Copy the data that follows exactly. Include no pictures.

- [Given data]:

## begin

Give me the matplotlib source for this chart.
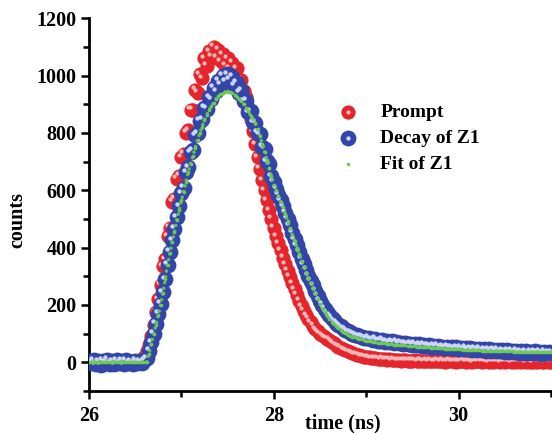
import numpy as np
import matplotlib
matplotlib.use('Agg')
import matplotlib.pyplot as plt
from matplotlib.transforms import offset_copy
from matplotlib.legend_handler import HandlerTuple

plt.rcParams['font.family'] = ['Liberation Serif', 'DejaVu Serif']
plt.rcParams['font.weight'] = 'bold'

# time channels: 26.0 ns, step 0.025 ns
t0 = 26.0
dt = 0.025

prompt = [
    2, -3, 1, 0, 4, -2, 3, 1, -1, 2, 0, 3, -2, 1, 2, -1, 0, 3, 1, 2,
    3, 2, 5, 12, 20, 38, 60, 92, 130, 175, 220, 270, 335, 360, 440, 470, 560, 570, 640, 650,
    715, 728, 800, 810, 880, 880, 950, 940, 1005, 990, 1060, 1035, 1085, 1065, 1100, 1062, 1090, 1050, 1075, 1035,
    1060, 1025, 1045, 1005, 1025, 978, 985, 945, 925, 885, 850, 805, 760, 715, 675, 635, 600, 565, 530, 500,
    470, 440, 415, 390, 365, 342, 320, 298, 275, 255, 235, 215, 195, 180, 165, 152, 140, 128, 115, 108,
    100, 94, 88, 83, 78, 72, 66, 60, 55, 50, 45, 42, 38, 35, 32, 29, 26, 24, 22, 20,
    18, 17, 15, 14, 14, 12, 11, 12, 10, 9, 10, 8, 9, 7, 8, 6, 7, 8, 5, 6,
    5, 7, 4, 6, 5, 3, 6, 4, 5, 3, 4, 6, 3, 5, 2, 4, 5, 3, 4, 2,
    4, 3, 5, 2, 4, 3, 1, 4, 3, 5, 2, 3, 4, 1, 3, 2, 4, 3, 1, 3,
    2, 4, 3, 1, 3, 2, 4, 2, 3, 1, 3, 2, 1, 3, 2, 4, 2, 1, 3, 2,
    2,
]

decay = [
    5, -4, 8, -6, 3, -8, 6, -2, 9, -5, 4, -7, 7, -3, 5, -6, 8, -4, 2, -5,
    6, -3, 4, -2, 8, 15, 40, 70, 100, 135, 170, 205, 245, 290, 340, 385, 425, 465, 505, 545,
    590, 608, 662, 680, 732, 740, 792, 798, 842, 848, 888, 885, 925, 918, 958, 945, 982, 968, 1000, 980,
    1005, 985, 995, 965, 975, 940, 948, 910, 912, 872, 875, 838, 835, 800, 795, 752, 745, 702, 690, 648,
    630, 605, 585, 565, 545, 522, 500, 478, 452, 430, 408, 385, 362, 342, 322, 302, 285, 268, 250, 232,
    215, 200, 186, 174, 164, 155, 146, 138, 131, 125, 119, 113, 108, 104, 100, 97, 94, 91, 89, 86,
    84, 86, 80, 79, 82, 76, 75, 78, 72, 74, 70, 73, 68, 71, 66, 69, 64, 67, 63, 65,
    62, 64, 60, 63, 58, 61, 57, 60, 55, 58, 54, 57, 52, 55, 51, 54, 50, 53, 49, 52,
    48, 51, 46, 50, 45, 49, 44, 48, 43, 47, 42, 46, 41, 45, 40, 44, 39, 43, 38, 42,
    37, 42, 36, 41, 35, 40, 34, 39, 33, 38, 32, 37, 31, 38, 33, 36, 30, 37, 32, 35,
    34,
]

fit = [
    0, 0, 0, 0, 0, 0, 0, 0, 0, 0, 0, 0, 0, 0, 0, 0, 0, 0, 0, 0,
    0, 0, 0, 0, 0, 0, 30, 65, 100, 130, 165, 200, 240, 290, 340, 380, 420, 455, 495, 530,
    565, 595, 630, 665, 693, 720, 748, 775, 800, 822, 845, 863, 880, 893, 905, 918, 928, 935, 940, 943,
    943, 942, 938, 933, 926, 918, 910, 900, 888, 875, 860, 848, 833, 815, 790, 762, 735, 706, 677, 648,
    620, 600, 580, 560, 540, 517, 493, 468, 445, 422, 400, 378, 355, 333, 313, 293, 275, 258, 240, 222,
    205, 190, 176, 163, 152, 142, 133, 125, 118, 112, 106, 101, 97, 93, 90, 87, 84, 82, 80, 78,
    76, 75, 73, 72, 70, 69, 68, 67, 66, 65, 64, 63, 62, 61, 61, 60, 59, 59, 58, 57,
    57, 56, 55, 55, 54, 53, 53, 52, 51, 51, 50, 50, 49, 49, 48, 48, 47, 47, 46, 46,
    45, 45, 44, 44, 44, 43, 43, 42, 42, 42, 41, 41, 41, 40, 40, 40, 39, 39, 39, 39,
    38, 38, 38, 38, 37, 37, 37, 37, 37, 36, 36, 36, 36, 36, 36, 35, 35, 35, 35, 35,
    35,
]

t_prompt = t0 + dt * np.arange(len(prompt))
t_decay = t0 + dt * np.arange(len(decay))
t_fit = t0 + dt * np.arange(len(fit))

fig = plt.figure(figsize=(5.52, 4.33), dpi=100)
ax = fig.add_axes([0.1612, 0.097, 0.837, 0.861])

spot = offset_copy(ax.transData, fig=fig, x=-2.5, y=2.5, units='dots')

# prompt spheres
r0 = ax.scatter(t_prompt, prompt, s=105, color='#e4252b', lw=0, zorder=2)
r2 = ax.scatter(t_prompt, prompt, s=9, color='#ffb8b8', lw=0, zorder=2, transform=spot)

# decay spheres
b0 = ax.scatter(t_decay, decay, s=130, color='#3346a8', lw=0, zorder=3)
b2 = ax.scatter(t_decay, decay, s=10, color='#cdd5ff', lw=0, zorder=3, transform=spot)

# fit dots
ax.plot(t_fit, fit, color='#62c24a', lw=2.6, ls=(0, (0.01, 1.6)),
        dash_capstyle='round', zorder=4)
g0 = ax.scatter(t_fit, fit, s=7, color='#6ccc50', lw=0, zorder=4)

ax.set_xlim(26, 31)
ax.set_ylim(-100, 1200)
ax.set_xticks([26, 28, 30])
ax.set_xticks([27, 29, 31], minor=True)
ax.set_yticks([0, 200, 400, 600, 800, 1000, 1200])
ax.set_yticks([-100, 100, 300, 500, 700, 900, 1100], minor=True)

for s in ['top', 'right']:
    ax.spines[s].set_visible(False)
for s in ['left', 'bottom']:
    ax.spines[s].set_linewidth(2)
ax.tick_params(which='major', direction='out', length=6, width=1.8, labelsize=14.5, pad=3)
ax.tick_params(which='minor', direction='out', length=4, width=1.8)
ax.tick_params(axis='x', which='major', pad=5)

ax.set_xlabel('time (ns)', fontsize=14.5, fontweight='bold')
ax.set_ylabel('counts', fontsize=14.5, fontweight='bold')
ax.xaxis.set_label_coords(0.55, -0.06)
ax.yaxis.set_label_coords(-0.133, 0.46)

ax.legend([(r0, r2), (b0, b2), g0], ['Prompt', 'Decay of Z1', 'Fit of Z1'],
          handler_map={tuple: HandlerTuple(ndivide=1, pad=0)},
          loc='upper left', bbox_to_anchor=(0.492, 0.819), frameon=False,
          prop={'size': 14, 'weight': 'bold'}, handletextpad=0.9,
          labelspacing=0.43, handlelength=1.5, scatterpoints=1)

fig.savefig('out.png', dpi=100)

## end

- [Task response]:
Give me the matplotlib source for this chart.
import numpy as np
import matplotlib
matplotlib.use('Agg')
import matplotlib.pyplot as plt
from matplotlib.transforms import offset_copy
from matplotlib.legend_handler import HandlerTuple

plt.rcParams['font.family'] = ['Liberation Serif', 'DejaVu Serif']
plt.rcParams['font.weight'] = 'bold'

# time channels: 26.0 ns, step 0.025 ns
t0 = 26.0
dt = 0.025

prompt = [
    2, -3, 1, 0, 4, -2, 3, 1, -1, 2, 0, 3, -2, 1, 2, -1, 0, 3, 1, 2,
    3, 2, 5, 12, 20, 38, 60, 92, 130, 175, 220, 270, 335, 360, 440, 470, 560, 570, 640, 650,
    715, 728, 800, 810, 880, 880, 950, 940, 1005, 990, 1060, 1035, 1085, 1065, 1100, 1062, 1090, 1050, 1075, 1035,
    1060, 1025, 1045, 1005, 1025, 978, 985, 945, 925, 885, 850, 805, 760, 715, 675, 635, 600, 565, 530, 500,
    470, 440, 415, 390, 365, 342, 320, 298, 275, 255, 235, 215, 195, 180, 165, 152, 140, 128, 115, 108,
    100, 94, 88, 83, 78, 72, 66, 60, 55, 50, 45, 42, 38, 35, 32, 29, 26, 24, 22, 20,
    18, 17, 15, 14, 14, 12, 11, 12, 10, 9, 10, 8, 9, 7, 8, 6, 7, 8, 5, 6,
    5, 7, 4, 6, 5, 3, 6, 4, 5, 3, 4, 6, 3, 5, 2, 4, 5, 3, 4, 2,
    4, 3, 5, 2, 4, 3, 1, 4, 3, 5, 2, 3, 4, 1, 3, 2, 4, 3, 1, 3,
    2, 4, 3, 1, 3, 2, 4, 2, 3, 1, 3, 2, 1, 3, 2, 4, 2, 1, 3, 2,
    2,
]

decay = [
    5, -4, 8, -6, 3, -8, 6, -2, 9, -5, 4, -7, 7, -3, 5, -6, 8, -4, 2, -5,
    6, -3, 4, -2, 8, 15, 40, 70, 100, 135, 170, 205, 245, 290, 340, 385, 425, 465, 505, 545,
    590, 608, 662, 680, 732, 740, 792, 798, 842, 848, 888, 885, 925, 918, 958, 945, 982, 968, 1000, 980,
    1005, 985, 995, 965, 975, 940, 948, 910, 912, 872, 875, 838, 835, 800, 795, 752, 745, 702, 690, 648,
    630, 605, 585, 565, 545, 522, 500, 478, 452, 430, 408, 385, 362, 342, 322, 302, 285, 268, 250, 232,
    215, 200, 186, 174, 164, 155, 146, 138, 131, 125, 119, 113, 108, 104, 100, 97, 94, 91, 89, 86,
    84, 86, 80, 79, 82, 76, 75, 78, 72, 74, 70, 73, 68, 71, 66, 69, 64, 67, 63, 65,
    62, 64, 60, 63, 58, 61, 57, 60, 55, 58, 54, 57, 52, 55, 51, 54, 50, 53, 49, 52,
    48, 51, 46, 50, 45, 49, 44, 48, 43, 47, 42, 46, 41, 45, 40, 44, 39, 43, 38, 42,
    37, 42, 36, 41, 35, 40, 34, 39, 33, 38, 32, 37, 31, 38, 33, 36, 30, 37, 32, 35,
    34,
]

fit = [
    0, 0, 0, 0, 0, 0, 0, 0, 0, 0, 0, 0, 0, 0, 0, 0, 0, 0, 0, 0,
    0, 0, 0, 0, 0, 0, 30, 65, 100, 130, 165, 200, 240, 290, 340, 380, 420, 455, 495, 530,
    565, 595, 630, 665, 693, 720, 748, 775, 800, 822, 845, 863, 880, 893, 905, 918, 928, 935, 940, 943,
    943, 942, 938, 933, 926, 918, 910, 900, 888, 875, 860, 848, 833, 815, 790, 762, 735, 706, 677, 648,
    620, 600, 580, 560, 540, 517, 493, 468, 445, 422, 400, 378, 355, 333, 313, 293, 275, 258, 240, 222,
    205, 190, 176, 163, 152, 142, 133, 125, 118, 112, 106, 101, 97, 93, 90, 87, 84, 82, 80, 78,
    76, 75, 73, 72, 70, 69, 68, 67, 66, 65, 64, 63, 62, 61, 61, 60, 59, 59, 58, 57,
    57, 56, 55, 55, 54, 53, 53, 52, 51, 51, 50, 50, 49, 49, 48, 48, 47, 47, 46, 46,
    45, 45, 44, 44, 44, 43, 43, 42, 42, 42, 41, 41, 41, 40, 40, 40, 39, 39, 39, 39,
    38, 38, 38, 38, 37, 37, 37, 37, 37, 36, 36, 36, 36, 36, 36, 35, 35, 35, 35, 35,
    35,
]

t_prompt = t0 + dt * np.arange(len(prompt))
t_decay = t0 + dt * np.arange(len(decay))
t_fit = t0 + dt * np.arange(len(fit))

fig = plt.figure(figsize=(5.52, 4.33), dpi=100)
ax = fig.add_axes([0.1612, 0.097, 0.837, 0.861])

spot = offset_copy(ax.transData, fig=fig, x=-2.5, y=2.5, units='dots')

# prompt spheres
r0 = ax.scatter(t_prompt, prompt, s=105, color='#e4252b', lw=0, zorder=2)
r2 = ax.scatter(t_prompt, prompt, s=9, color='#ffb8b8', lw=0, zorder=2, transform=spot)

# decay spheres
b0 = ax.scatter(t_decay, decay, s=130, color='#3346a8', lw=0, zorder=3)
b2 = ax.scatter(t_decay, decay, s=10, color='#cdd5ff', lw=0, zorder=3, transform=spot)

# fit dots
ax.plot(t_fit, fit, color='#62c24a', lw=2.6, ls=(0, (0.01, 1.6)),
        dash_capstyle='round', zorder=4)
g0 = ax.scatter(t_fit, fit, s=7, color='#6ccc50', lw=0, zorder=4)

ax.set_xlim(26, 31)
ax.set_ylim(-100, 1200)
ax.set_xticks([26, 28, 30])
ax.set_xticks([27, 29, 31], minor=True)
ax.set_yticks([0, 200, 400, 600, 800, 1000, 1200])
ax.set_yticks([-100, 100, 300, 500, 700, 900, 1100], minor=True)

for s in ['top', 'right']:
    ax.spines[s].set_visible(False)
for s in ['left', 'bottom']:
    ax.spines[s].set_linewidth(2)
ax.tick_params(which='major', direction='out', length=6, width=1.8, labelsize=14.5, pad=3)
ax.tick_params(which='minor', direction='out', length=4, width=1.8)
ax.tick_params(axis='x', which='major', pad=5)

ax.set_xlabel('time (ns)', fontsize=14.5, fontweight='bold')
ax.set_ylabel('counts', fontsize=14.5, fontweight='bold')
ax.xaxis.set_label_coords(0.55, -0.06)
ax.yaxis.set_label_coords(-0.133, 0.46)

ax.legend([(r0, r2), (b0, b2), g0], ['Prompt', 'Decay of Z1', 'Fit of Z1'],
          handler_map={tuple: HandlerTuple(ndivide=1, pad=0)},
          loc='upper left', bbox_to_anchor=(0.492, 0.819), frameon=False,
          prop={'size': 14, 'weight': 'bold'}, handletextpad=0.9,
          labelspacing=0.43, handlelength=1.5, scatterpoints=1)

fig.savefig('out.png', dpi=100)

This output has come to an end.